6) Regional dynamics and spoilers make a clean outcome unlikely
Many regional players (Qatar, Egypt, Iran, Turkey, Hizbollah and other non-state actors) have stakes in Gaza’s future. Some have been couriers between Hamas and the outside world; others support rival Palestinian authorities. The Plan claims broad regional backing in public statements, but geopolitical interests diverge: states will not accept an arrangement that undermines their influence or that could trigger domestic backlash (e.g., refugee flows, security spillover). Meanwhile, actors hostile to U.S. or Israeli hegemony will exploit any opening to deepen their role. The result is a complex multipolar contest in which a unilaterally designed transitional regime is unlikely to control outcomes on the ground.

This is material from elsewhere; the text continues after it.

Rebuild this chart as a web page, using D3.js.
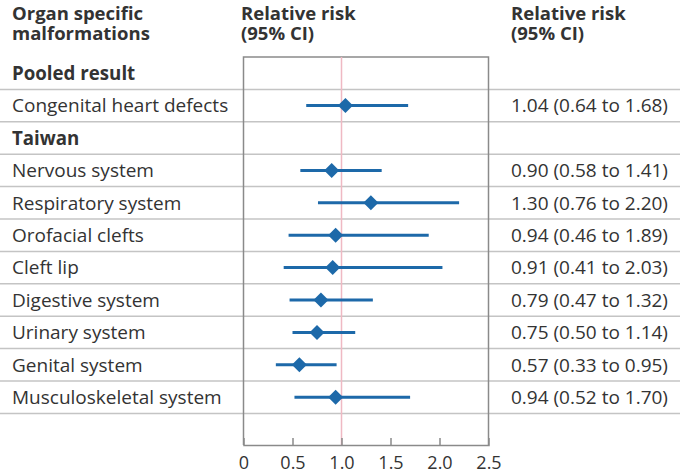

7) Legal and moral blindspots: accountability and justice are sidelined
The Plan’s emphasis on rapid amnesty for disarming fighters and the reuse of a “technocratic” governance model short-circuits questions of accountability for alleged war crimes, for massive civilian losses, and for forced displacement. International justice mechanisms (e.g., ICC investigations, UN fact-finding) remain politically and legally autonomous; a political deal that absolves powerful actors without due process will be contested, perhaps even obstructed, by human rights institutions and public opinion. This raises the prospect of a fragile “peace” that is neither just nor durable.